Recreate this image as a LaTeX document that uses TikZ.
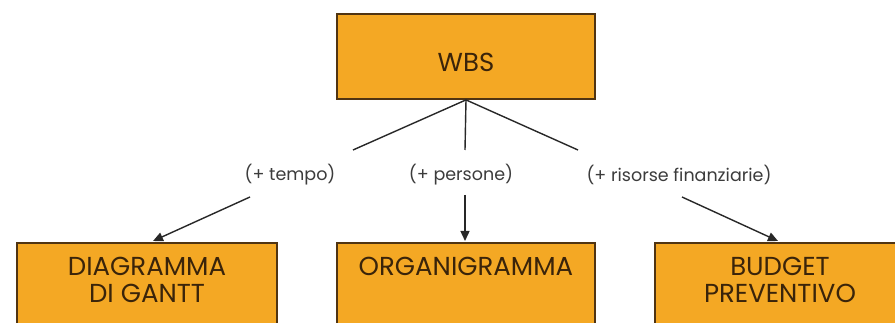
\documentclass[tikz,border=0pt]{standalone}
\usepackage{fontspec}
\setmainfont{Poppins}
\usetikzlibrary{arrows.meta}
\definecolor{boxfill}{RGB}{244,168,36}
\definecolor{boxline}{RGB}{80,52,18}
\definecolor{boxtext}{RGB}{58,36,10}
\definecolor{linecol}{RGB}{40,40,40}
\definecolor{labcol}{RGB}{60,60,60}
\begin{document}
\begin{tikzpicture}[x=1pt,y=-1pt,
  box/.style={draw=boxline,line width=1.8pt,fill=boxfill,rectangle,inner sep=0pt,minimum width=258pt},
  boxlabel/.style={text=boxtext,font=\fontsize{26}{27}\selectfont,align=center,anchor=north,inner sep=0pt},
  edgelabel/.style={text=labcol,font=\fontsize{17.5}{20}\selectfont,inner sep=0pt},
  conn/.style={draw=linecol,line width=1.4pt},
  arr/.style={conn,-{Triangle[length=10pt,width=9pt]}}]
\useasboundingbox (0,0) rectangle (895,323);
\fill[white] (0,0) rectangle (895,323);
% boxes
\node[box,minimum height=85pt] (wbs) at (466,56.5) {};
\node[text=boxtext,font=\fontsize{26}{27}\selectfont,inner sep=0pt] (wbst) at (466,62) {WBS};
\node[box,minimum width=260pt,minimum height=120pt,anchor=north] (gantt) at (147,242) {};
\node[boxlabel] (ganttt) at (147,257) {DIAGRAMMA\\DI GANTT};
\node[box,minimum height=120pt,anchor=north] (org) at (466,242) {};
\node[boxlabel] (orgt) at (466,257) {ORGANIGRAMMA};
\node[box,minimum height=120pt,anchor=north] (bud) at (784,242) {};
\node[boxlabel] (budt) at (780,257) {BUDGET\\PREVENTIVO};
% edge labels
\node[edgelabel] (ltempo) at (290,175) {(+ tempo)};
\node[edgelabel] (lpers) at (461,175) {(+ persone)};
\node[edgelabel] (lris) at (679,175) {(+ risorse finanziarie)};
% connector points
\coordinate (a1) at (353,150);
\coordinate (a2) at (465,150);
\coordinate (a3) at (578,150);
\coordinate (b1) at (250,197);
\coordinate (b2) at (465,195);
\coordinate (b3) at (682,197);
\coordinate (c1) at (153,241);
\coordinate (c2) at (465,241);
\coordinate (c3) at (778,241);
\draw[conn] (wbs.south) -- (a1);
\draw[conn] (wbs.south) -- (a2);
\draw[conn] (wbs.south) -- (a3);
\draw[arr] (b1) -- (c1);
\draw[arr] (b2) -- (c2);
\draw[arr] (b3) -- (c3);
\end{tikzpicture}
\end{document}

********

- Objective
Reproduce the material word for word. Any pictures should be left out of the copy.

- Exercise solution
Recreate this image as a LaTeX document that uses TikZ.
\documentclass[tikz,border=0pt]{standalone}
\usepackage{fontspec}
\setmainfont{Poppins}
\usetikzlibrary{arrows.meta}
\definecolor{boxfill}{RGB}{244,168,36}
\definecolor{boxline}{RGB}{80,52,18}
\definecolor{boxtext}{RGB}{58,36,10}
\definecolor{linecol}{RGB}{40,40,40}
\definecolor{labcol}{RGB}{60,60,60}
\begin{document}
\begin{tikzpicture}[x=1pt,y=-1pt,
  box/.style={draw=boxline,line width=1.8pt,fill=boxfill,rectangle,inner sep=0pt,minimum width=258pt},
  boxlabel/.style={text=boxtext,font=\fontsize{26}{27}\selectfont,align=center,anchor=north,inner sep=0pt},
  edgelabel/.style={text=labcol,font=\fontsize{17.5}{20}\selectfont,inner sep=0pt},
  conn/.style={draw=linecol,line width=1.4pt},
  arr/.style={conn,-{Triangle[length=10pt,width=9pt]}}]
\useasboundingbox (0,0) rectangle (895,323);
\fill[white] (0,0) rectangle (895,323);
% boxes
\node[box,minimum height=85pt] (wbs) at (466,56.5) {};
\node[text=boxtext,font=\fontsize{26}{27}\selectfont,inner sep=0pt] (wbst) at (466,62) {WBS};
\node[box,minimum width=260pt,minimum height=120pt,anchor=north] (gantt) at (147,242) {};
\node[boxlabel] (ganttt) at (147,257) {DIAGRAMMA\\DI GANTT};
\node[box,minimum height=120pt,anchor=north] (org) at (466,242) {};
\node[boxlabel] (orgt) at (466,257) {ORGANIGRAMMA};
\node[box,minimum height=120pt,anchor=north] (bud) at (784,242) {};
\node[boxlabel] (budt) at (780,257) {BUDGET\\PREVENTIVO};
% edge labels
\node[edgelabel] (ltempo) at (290,175) {(+ tempo)};
\node[edgelabel] (lpers) at (461,175) {(+ persone)};
\node[edgelabel] (lris) at (679,175) {(+ risorse finanziarie)};
% connector points
\coordinate (a1) at (353,150);
\coordinate (a2) at (465,150);
\coordinate (a3) at (578,150);
\coordinate (b1) at (250,197);
\coordinate (b2) at (465,195);
\coordinate (b3) at (682,197);
\coordinate (c1) at (153,241);
\coordinate (c2) at (465,241);
\coordinate (c3) at (778,241);
\draw[conn] (wbs.south) -- (a1);
\draw[conn] (wbs.south) -- (a2);
\draw[conn] (wbs.south) -- (a3);
\draw[arr] (b1) -- (c1);
\draw[arr] (b2) -- (c2);
\draw[arr] (b3) -- (c3);
\end{tikzpicture}
\end{document}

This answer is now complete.